Era il 1999 quando l’architetto tedesco Jorg Friedrich vinse il bando di gara indetto dal Comune di Genova, insieme all’architetto genovese Roberto Melai, per progettare un nuovo complesso didattico nel cuore del centro storico. Dopo quindici anni, la scuola è stata aperta il 27 gennaio scorso, per un costo di 6 milioni di euro, poco più del sostegno statale al Maxxi, decisamente un investimento sul futuro delle nuove generazioni, a cui anche i ministri Bray e Carrozza dovrebbero ispirarsi. L’amministrazione Doria, che non si è ancora distinta per scelte urbanistiche coraggiose, eredita dalle giunte precedenti questo piccolo gioiello architettonico. Peccato, però, dover sottolineare come la direzione lavori affidata al Comune e non ai progettisti, abbia determinato un decadimento negli arredi, proprio in quei dettagli – lampade, sanitari e accessori – che avrebbero dovuto essere scelti accuratamente e che invece risultano essere molto simili a quelli in uso nel dopoguerra.
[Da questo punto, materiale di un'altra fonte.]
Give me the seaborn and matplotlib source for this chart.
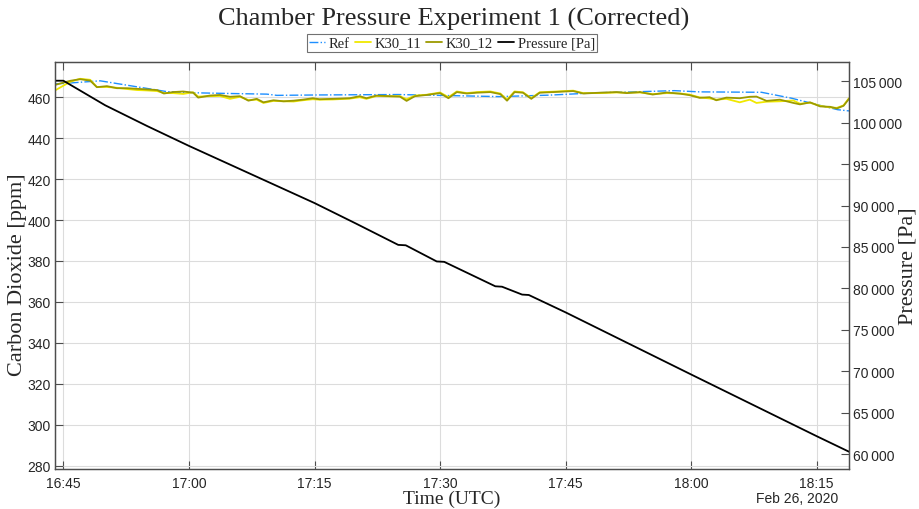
'''
Chamber pressure experiment: CO2 sensors vs reference and chamber pressure
'''
import matplotlib
matplotlib.use("Agg")
import matplotlib.pyplot as plt
import matplotlib.dates as mdates
import matplotlib.ticker as mticker
import seaborn as sns
import pandas as pd

# time offsets are minutes after 16:45 UTC, Feb 26 2020
k30_min = [-1, 0.8, 2, 3.2, 4, 5.2, 6.4, 7.6, 8.8, 10, 11.2, 12, 13.1, 14.3, 15.5,
           16.1, 17.5, 18.7, 19.9, 21.1, 22.1, 23.1, 23.9, 25.1, 26.3, 27.5, 28.6,
           29.8, 30.6, 32.2, 34.2, 35.4, 36.2, 37.4, 39.0, 40.2, 41.0, 42.0, 43.4,
           45.0, 46.0, 47.0, 48.2, 49.4, 51.0, 52.2, 53.0, 53.9, 54.9, 55.9, 56.9,
           58.5, 60.9, 62.1, 64.1, 66.1, 67.3, 68.9, 70.4, 72.1, 73.7, 74.8, 76.0,
           77.2, 78.0, 79.2, 80.8, 82.0, 82.8, 84.0, 85.6, 87.2, 88.0, 89.2, 90.4,
           91.6, 92.4, 93.2, 93.85]

k30_11 = [463.3, 467.5, 469.0, 468.5, 465.0, 465.0, 464.6, 464.0, 463.5, 463.3,
          463.0, 462.0, 462.0, 461.6, 462.4, 460.3, 460.5, 460.6, 459.2, 460.2,
          458.6, 458.8, 457.2, 458.2, 458.0, 457.9, 458.5, 459.0, 458.8, 458.9,
          459.3, 460.0, 459.2, 460.6, 460.4, 460.5, 459.0, 460.8, 461.2, 462.3,
          460.0, 462.8, 462.0, 462.5, 462.8, 461.8, 458.8, 462.8, 462.4, 459.6,
          462.4, 462.7, 463.2, 462.0, 462.0, 462.3, 462.2, 462.3, 461.5, 462.0,
          461.8, 461.3, 459.9, 459.4, 458.8, 459.2, 457.5, 458.8, 457.2, 457.8,
          458.0, 458.4, 456.8, 457.3, 455.8, 455.0, 454.8, 456.0, 459.5]

k30_12 = [466.0, 468.0, 468.8, 468.1, 464.9, 465.4, 464.4, 464.4, 464.1, 463.8,
          463.5, 461.8, 462.5, 462.8, 462.2, 459.8, 460.8, 461.1, 460.2, 460.5,
          458.3, 459.2, 457.5, 458.5, 458.0, 458.3, 458.8, 459.5, 459.0, 459.2,
          459.5, 460.5, 459.5, 460.8, 460.5, 460.3, 458.2, 460.5, 461.1, 462.0,
          459.5, 462.5, 461.8, 462.2, 462.5, 461.5, 458.3, 462.5, 462.2, 459.2,
          462.2, 462.5, 463.0, 461.8, 462.2, 462.5, 462.0, 462.5, 461.3, 462.3,
          461.7, 461.0, 459.7, 460.0, 458.5, 459.8, 459.5, 460.2, 460.3, 458.2,
          458.8, 457.2, 456.5, 457.5, 455.5, 455.3, 454.5, 455.8, 459.2]

ref_min = [-1, 1, 4.4, 8.3, 12.4, 16.3, 20, 24.3, 25.5, 30.6, 40, 46, 52, 58,
           64, 68, 73, 76, 83.4, 87.0, 89.7, 92.5, 93.85]
ref_ppm = [466.5, 467.0, 468.0, 465.4, 462.7, 462.1, 461.8, 461.5, 460.9, 461.1,
           461.3, 460.8, 460.3, 461.0, 462.2, 462.6, 463.2, 462.6, 462.4, 459.5,
           456.7, 453.9, 453.3]

pres_min = [-1, 0, 5, 10, 15, 20, 25, 30, 35, 40.0, 40.9, 44.6, 45.5, 51.6,
            52.4, 54.8, 55.6, 60, 75, 90, 93.85]
pres_pa = [105070, 105070, 102100, 99600, 97200, 94900, 92600, 90300, 87800,
           85250, 85200, 83250, 83200, 80250, 80200, 79250, 79200, 77100, 69600,
           62150, 60280]

START = pd.Timestamp("2020-02-26 16:45:00")
SERIF = 'Liberation Serif'
EDGE = '#4d4d4d'
TXT = '#262626'


def to_time(minutes):
    '''minutes after 16:45 -> timestamps'''
    return START + pd.to_timedelta(minutes, unit="min")


sns.set_theme(style="white")
plt.rcParams['font.family'] = ['Liberation Sans', 'DejaVu Sans']

fig, ax = plt.subplots(figsize=(9.2, 5.1), dpi=100)
fig.subplots_adjust(left=0.0598, right=0.9228, bottom=0.0784, top=0.8765)
ax2 = ax.twinx()

sns.lineplot(x=to_time(ref_min), y=ref_ppm, ax=ax, color='#1e8fff', linestyle='-.',
             linewidth=1.0, label='Ref', legend=False)
sns.lineplot(x=to_time(k30_min), y=k30_11, ax=ax, color='#f0e800', linewidth=1.3,
             label='K30_11', legend=False)
sns.lineplot(x=to_time(k30_min), y=k30_12, ax=ax, color='#9c9a00', linewidth=1.3,
             label='K30_12', legend=False)
sns.lineplot(x=to_time(pres_min), y=pres_pa, ax=ax2, color='black', linewidth=1.3,
             label='Pressure [Pa]', legend=False)

# axes limits / ticks
ax.set_xlim(to_time(-1.0), to_time(93.85))
ax.set_ylim(278.4, 477.2)
ax2.set_ylim(58190, 107330)
ax.set_yticks(range(280, 461, 20))
ax2.set_yticks(range(60000, 105001, 5000))
ax2.yaxis.set_major_formatter(mticker.FuncFormatter(
    lambda v, p: '{:,}'.format(int(v)).replace(',', '\u2009')))
ax.xaxis.set_major_locator(mdates.MinuteLocator(byminute=[0, 15, 30, 45]))
ax.xaxis.set_major_formatter(mdates.DateFormatter('%H:%M'))

ax.grid(True, color='#dcdcdc', linewidth=0.8)
ax2.grid(False)
for a in (ax, ax2):
    for s in a.spines.values():
        s.set_color(EDGE)
        s.set_linewidth(0.9)
ax.tick_params(axis='both', direction='in', length=6, width=0.8, color=EDGE,
               labelsize=10, labelcolor=TXT, top=True, bottom=True, pad=5)
ax.tick_params(axis='y', pad=3)
ax2.tick_params(axis='y', direction='in', length=6, width=0.8, color=EDGE,
                labelsize=10, labelcolor=TXT, pad=3)

# labels
ax.set_xlabel('Time (UTC)', family=SERIF, fontsize=14, color=TXT)
ax.xaxis.set_label_coords(0.5, -0.05)
ax.set_ylabel('Carbon Dioxide [ppm]', family=SERIF, fontsize=16, color=TXT)
ax.yaxis.set_label_coords(-0.035, 0.48)
ax2.set_ylabel('Pressure [Pa]', family=SERIF, fontsize=16, color=TXT)
ax2.yaxis.set_label_coords(1.063, 0.5)
fig.text(454 / 920, 1 - 19 / 510, 'Chamber Pressure Experiment 1 (Corrected)', family=SERIF,
         fontsize=19, color=TXT, ha='center', va='center')
fig.text(838 / 920, 1 - 499 / 510, 'Feb 26, 2020', fontsize=10, color=TXT,
         ha='right', va='center')

handles = ax.get_lines()[:3] + ax2.get_lines()[:1]
leg = fig.legend(handles, [h.get_label() for h in handles], loc='center',
                 bbox_to_anchor=(452 / 920, 1 - 44 / 510), ncol=4,
                 prop={'family': SERIF, 'size': 10.5}, frameon=True, fancybox=False,
                 edgecolor=EDGE, handlelength=1.1, handletextpad=0.25,
                 columnspacing=0.35, borderpad=0.15, borderaxespad=0)
leg.get_frame().set_linewidth(0.8)

fig.savefig('out.png', dpi=100)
L’edificio è un complesso che comprende due sezioni di scuola primaria a tempo pieno e altrettante di secondaria, per un massimo di 468 alunni, 16 aule e 3 aule speciali dedicate ai laboratori. Il progetto è la sintesi tra il rigore tedesco e quello genovese. Se da una parte l’intuizione di Friedrich è stata la rotazione del volume superiore, un parallelepipedo su un basamento in pietra, dall’altra, l’approccio di Melai ha consentito di concepire l’intero edificio come una machine à habiter radicata nel tessuto storico. In questo senso, Melai ha reso omaggio a Gardella nella citazione della vicina facoltà di architettura, che l’architetto milanese aveva realizzato nel 1990, ponendo l’accento sul problema dell’inserimento di una architettura contemporanea in un contesto consolidato come un centro storico. Innesto perfettamente riuscito, proprio grazie alle dimensioni volumetriche e al basamento che conferisce solidità all’insieme, connettendo l’intero edificio alla città e alla trama dei caruggi che delimitano l’isolato.
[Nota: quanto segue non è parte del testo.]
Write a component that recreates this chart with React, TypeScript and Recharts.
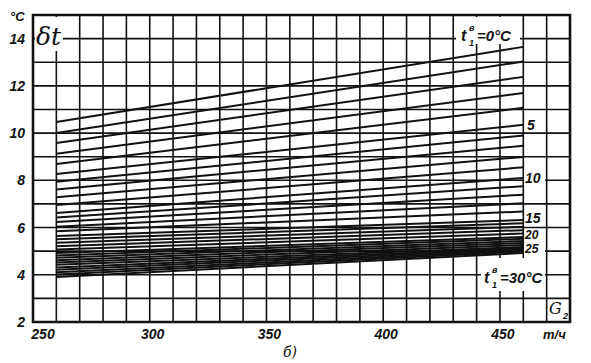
import React from 'react';
import { LineChart, Line, XAxis, YAxis, CartesianGrid, ReferenceArea } from 'recharts';

// G (т/ч) at the start and end of each curve
const flowPoints = [260, 460];
// t1 (°C) of each curve
const temperatures = [0, 1, 2, 3, 4, 5, 6, 7, 8, 9, 10, 11, 12, 13, 14, 15, 16, 17, 18, 19, 20, 21, 22, 23, 24, 25, 26, 27, 28, 29, 30];
// δt at G = 260
const deltaAtStart = [10.47, 10.0, 9.58, 9.12, 8.69, 8.27, 7.94, 7.61, 7.28, 6.95, 6.62, 6.42, 6.23, 6.03, 5.84, 5.64, 5.5, 5.36, 5.21, 5.07, 4.92, 4.82, 4.72, 4.62, 4.52, 4.42, 4.31, 4.21, 4.11, 4.01, 3.91];
// δt at G = 460
const deltaAtEnd = [13.65, 13.03, 12.38, 11.7, 11.07, 10.35, 9.9, 9.46, 8.99, 8.55, 8.1, 7.75, 7.39, 7.03, 6.68, 6.32, 6.18, 6.03, 5.89, 5.75, 5.6, 5.52, 5.43, 5.35, 5.26, 5.18, 5.13, 5.08, 5.03, 4.98, 4.92];

const xTicks = [250, 260, 270, 280, 290, 300, 310, 320, 330, 340, 350, 360, 370, 380, 390, 400, 410, 420, 430, 440, 450, 460, 470, 480];
const xLabelTicks = [250, 300, 350, 400, 450];
const yTicks = [2, 3, 4, 5, 6, 7, 8, 9, 10, 11, 12, 13, 14, 15];
const yLabelTicks = [2, 4, 6, 8, 10, 12, 14];

const data = flowPoints.map((g, i) => {
  const row: Record<string, number> = { G: g };
  temperatures.forEach((t, k) => {
    row['t' + t] = i === 0 ? deltaAtStart[k] : deltaAtEnd[k];
  });
  return row;
});

const INK = '#111';
const FONT = '"Liberation Sans", Arial, sans-serif';

const XTick = (props: any) => {
  const { x, y, payload } = props;
  if (!xLabelTicks.includes(payload.value)) return <g />;
  const dx = payload.value === 250 ? 10 : 3;
  return (
    <text x={x + dx} y={y + 17} textAnchor="middle" fontFamily={FONT} fontWeight="bold" fontStyle="italic" fontSize={14} fill={INK}>
      {payload.value}
    </text>
  );
};

const YTick = (props: any) => {
  const { x, y, payload } = props;
  if (!yLabelTicks.includes(payload.value)) return <g />;
  return (
    <text x={x} y={y + 5} textAnchor="end" fontFamily={FONT} fontWeight="bold" fontStyle="italic" fontSize={14} fill={INK}>
      {payload.value}
    </text>
  );
};

const lbl = { fontFamily: FONT, fontWeight: 'bold' as const, fontStyle: 'italic' as const, fill: INK };

export default function App() {
  return (
    <div style={{ position: 'absolute', left: 0, top: 0, width: 591, height: 363, background: '#fff' }}>
      <LineChart width={591} height={363} data={data} margin={{ top: 15, right: 21, left: 0, bottom: 0 }}>
        <CartesianGrid stroke={INK} strokeWidth={1.6} />
        <XAxis dataKey="G" type="number" domain={[250, 480]} ticks={xTicks} interval={0} height={41} axisLine={false} tickLine={false} tickSize={0} tickMargin={0} tick={<XTick />} />
        <YAxis type="number" domain={[2, 15]} ticks={yTicks} interval={0} width={33} axisLine={false} tickLine={false} tickSize={0} tickMargin={8} tick={<YTick />} />
        <ReferenceArea x1={250} x2={480} y1={2} y2={15} fill="none" stroke={INK} strokeWidth={2.6} ifOverflow="visible" />
        {temperatures.map((t) => (
          <Line key={t} dataKey={'t' + t} stroke={INK} strokeWidth={2} dot={false} isAnimationActive={false} />
        ))}
      </LineChart>
      <svg width={591} height={363} style={{ position: 'absolute', left: 0, top: 0, pointerEvents: 'none' }}>
        <rect x={35} y={17} width={28} height={34} fill="#fff" />
        <rect x={456} y={17} width={64} height={27} fill="#fff" />
        <rect x={481} y={258} width={64} height={33} fill="#fff" />
        <rect x={524} y={171} width={21} height={15} fill="#fff" />
        <rect x={524} y={244} width={21} height={11} fill="#fff" />
        <text x={10} y={21} fontSize={13} {...lbl}>°C</text>
        <text x={36} y={45} fontFamily='"DejaVu Serif", serif' fontStyle="italic" fontSize={25} fill={INK}>δt</text>
        <text x={461} y={41} fontSize={16} {...lbl}>t</text>
        <text x={469} y={31} fontSize={9} {...lbl}>в</text>
        <text x={469} y={46} fontSize={9} {...lbl}>1</text>
        <text x={477} y={41} fontSize={15} {...lbl}>=0°C</text>
        <text x={527} y={130} fontSize={14} {...lbl}>5</text>
        <text x={525} y={183} fontSize={14} {...lbl}>10</text>
        <text x={525} y={223} fontSize={14} {...lbl}>15</text>
        <text x={525} y={239} fontSize={12} {...lbl}>20</text>
        <text x={525} y={253} fontSize={12} {...lbl}>25</text>
        <text x={484} y={283} fontSize={16} {...lbl}>t</text>
        <text x={492} y={273} fontSize={9} {...lbl}>в</text>
        <text x={492} y={288} fontSize={9} {...lbl}>1</text>
        <text x={500} y={283} fontSize={15} {...lbl}>=30°C</text>
        <text x={549} y={314} fontFamily='"DejaVu Serif", serif' fontStyle="italic" fontSize={16} fill={INK}>G</text>
        <text x={563} y={319} fontSize={9} {...lbl}>2</text>
        <text x={543} y={339} fontSize={13} {...lbl}>т/ч</text>
        <text x={283} y={357} fontFamily='"DejaVu Serif", serif' fontStyle="italic" fontSize={14} fill={INK}>б)</text>
      </svg>
    </div>
  );
}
Così questa solidità a terra consente al parallelepipedo, al cui interno si snodano le aule, gli uffici e la biblioteca (collocata al piano terra per enfatizzarne l’uso pubblico aperto al quartiere), di galleggiare nel vuoto. Il galleggiamento, poi, è rimarcato dai tagli verticali delle finestre asimmetriche, che richiamano le finestre di Gardella, e consentono di far entrare nella scuola frammenti di vita quotidiana. Un sistema di brise-soleil in legno, scorrevoli, modulano gli effetti di luce e ombra su tutti i fronti, disegnando differenti composizioni sulle facciate.

La rotazione non è solo esterna, ma anche interna attraverso un sistema continuo di scale in marmo, che si compie attraversando lo spazio e obbligando lo sguardo a dirigersi sempre in direzioni diverse. Così l’occhio viene attratto dalle grandi aperture vetrate che illuminano l’interno, verso est e verso ovest, creando una continua alternanza. Ciò consente di rompere la cortina muraria esterna dando luce anche ai carruggi fino al tetto, dal quale le visuali sulla città ne raccontano la complessità più di qualsiasi parola. Complessità di una città superba che non riesce ad esimersi però dal consueto mugugno e ammettere che una scuola così fa onore a Genova e può rappresentare un esempio, non solo per gli amministratori ma anche per le Soprintendenze, spesso poco aperte alla contemporaneità nel costruito, soprattutto per i progettisti.